What is design?

Design creates a representation or model of the software, but unlike the requirements model (that focuses on describing required data, function, and behavior), the design model provides detail about software architecture, data structures, interfaces, and components that are necessary to implement the system.

Elements of a system

1. Architecture: This is the conceptual model that defines the structure, behavior, and views of a system. We can use flowcharts to represent and illustrate the architecture.

2. Modules: These are components that handle one specific task in a system. A combination of the modules makes up the system.

3. Components: This provides a particular function or group of related functions. They are made up of modules.

4. Interfaces: This is the shared boundary across which the components of a system exchange information and relate.

5. Data: This is the management of the information and data flow.

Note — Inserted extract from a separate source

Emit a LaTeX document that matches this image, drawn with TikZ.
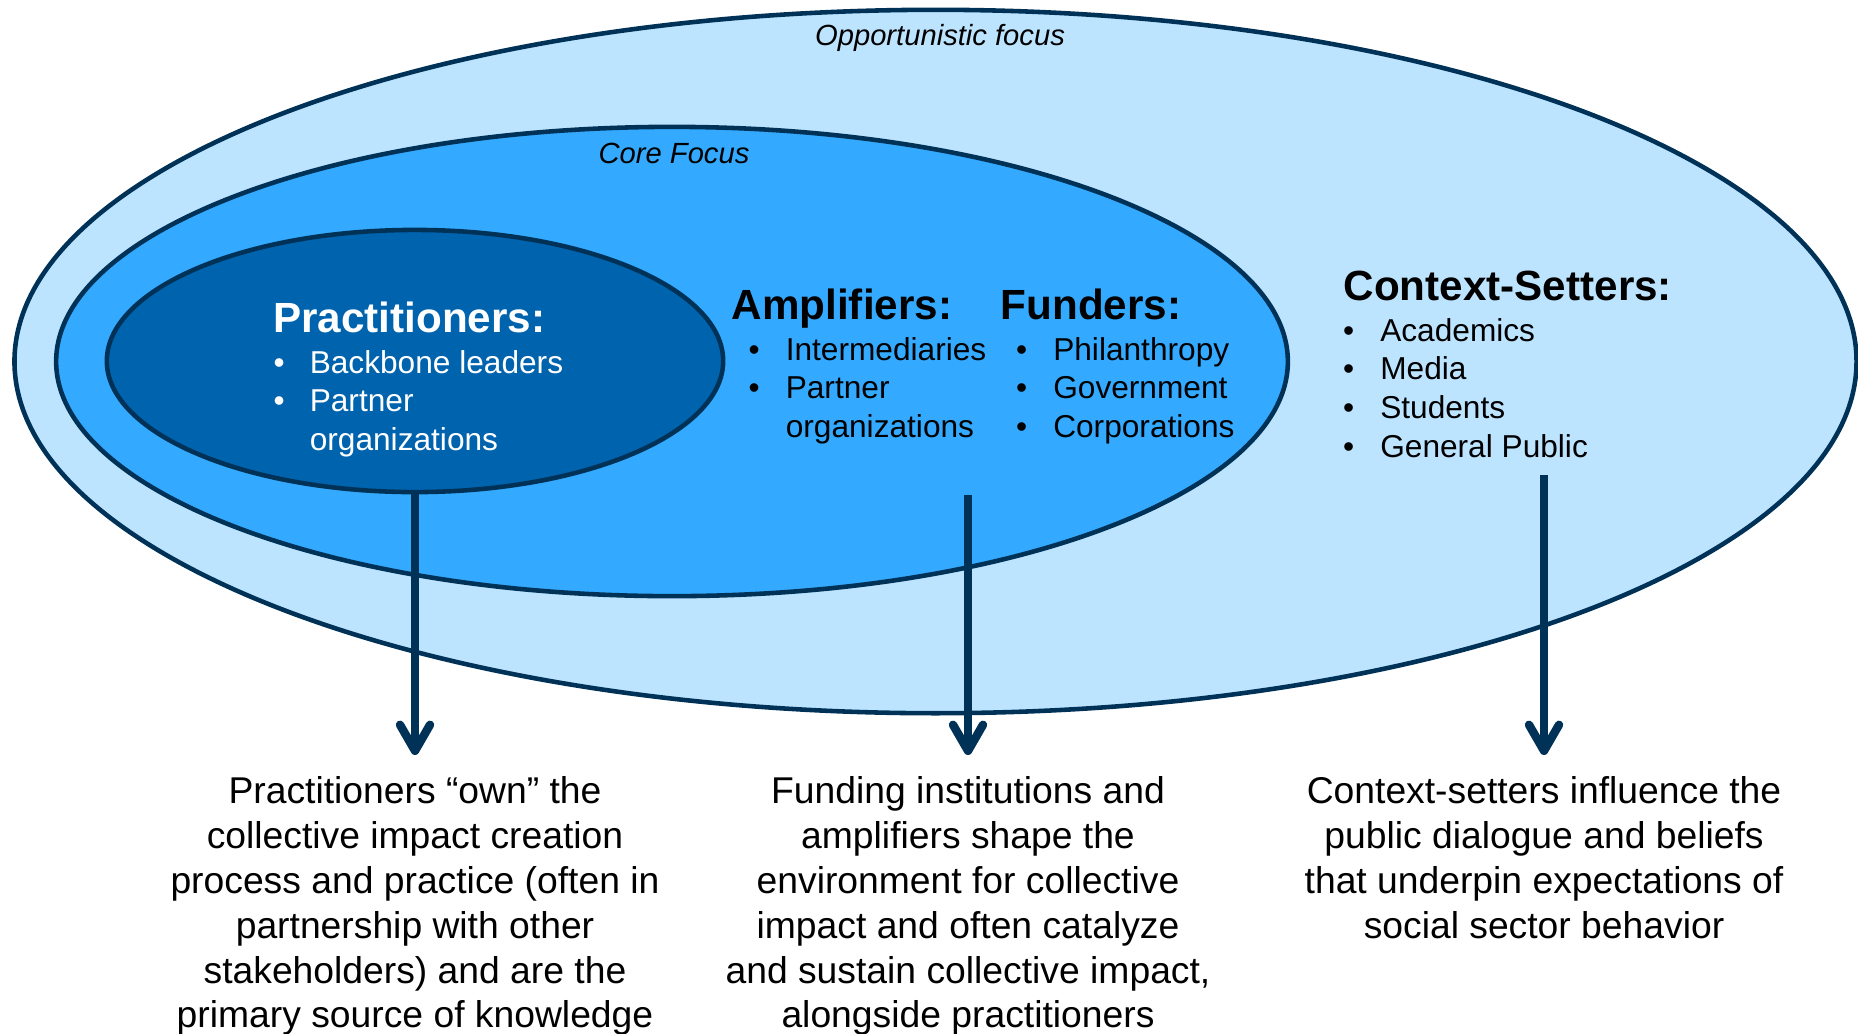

The design phase of software development deals with transforming the customer requirements as described in the SRS documents into a form implementable using a programming language. The software design process can be divided into the following three levels or phases of design:

1. Interface design

2. Architectural design

3. Detailed design

Interface design

Interface design is the specification of the interaction between a system and its environment. This phase proceeds at a high level of abstraction with respect to the inner workings of the system i.e, during interface design, the internal of the systems are completely ignored, and the system is treated as a black box. Attention is focused on the dialogue between the target system and the users, devices, and other systems with which it interacts. The design problem statement produced during the problem analysis step should identify the people, other systems, and devices which are collectively called agents.

Interface design should include the following details:

1. Precise description of events in the environment, or messages from agents to which the system must respond.

2. Precise description of the events or messages that the system must produce.

3. Specification of the data, and the formats of the data coming into and going out of the system.

4. Specification of the ordering and timing relationships between incoming events or messages, and outgoing events or outputs.

Architectural design

Architectural design is the specification of the major components of a system, their responsibilities, properties, interfaces, and the relationships and interactions between them. In architectural design, the overall structure of the system is chosen, but the internal details of major components are ignored.

Issues in architectural design include:

i. Gross decomposition of the systems into major components.
ii. Allocation of functional responsibilities to components.
iii. Component interfaces.
iv. Component scaling and performance properties, resource consumption properties, reliability properties, and so forth.
v. Communication and interaction between components.

Detailed design

Detailed design is the specification of the internal elements of all major system components, their properties, relationships, processing, and often their algorithms and the data structures.

The detailed design may include:

1. Decomposition of major system components into program units.

2. Allocation of functional responsibilities to units.

3. User interfaces.

4. Unit states and state changes.

5. Data and control interaction between units.

6. Data packaging and implementation, including issues of scope and visibility of program elements.

7. Algorithms and data structures.

Quality guidelines

1. A design should exhibit an architecture that
   (1) has been created using recognizable architectural styles or patterns,
   (2) is composed of components that exhibit good design characteristics
   (3) can be implemented in an evolutionary fashion, thereby facilitating implementation and testing.

2. A design should be modular; that is, the software should be logically partitioned into elements or subsystems.

3. A design should contain distinct representations of data, architecture, interfaces, and components.

4. A design should lead to data structures that are appropriate for the classes to be implemented and are drawn from recognizable data patterns.

5. A design should lead to components that exhibit independent functional characteristics.

6. A design should lead to interfaces that reduce the complexity of connections between components and with the external environment.

7. A design should be derived using a repeatable method that is driven by information obtained during software requirements analysis.

8. A design should be represented using a notation that effectively communicates its meaning.

Quality attributes

1. Functionality is assessed by evaluating the feature set and capabilities of the program, the generality of the functions that are delivered, and the security of the overall system.

2. Usability is assessed by considering human factors, overall aesthetics, consistency, and documentation.

3. Reliability is evaluated by measuring the frequency and severity of failure, the accuracy of output results, the mean-time-to-failure (MTTF), the ability to recover from failure, and the predictability of the program.

4. Performance is measured by considering processing speed, response time, resource consumption, throughput, and efficiency.

5. Supportability combines the ability to extend the program (extensibility), adaptability, serviceability—these three attributes represent a more common term, maintainability—and in addition, testability, compatibility, configurability (the ability to organize and control elements of the software configuration, the ease with which a system can be installed, and the ease with which problems can be localized).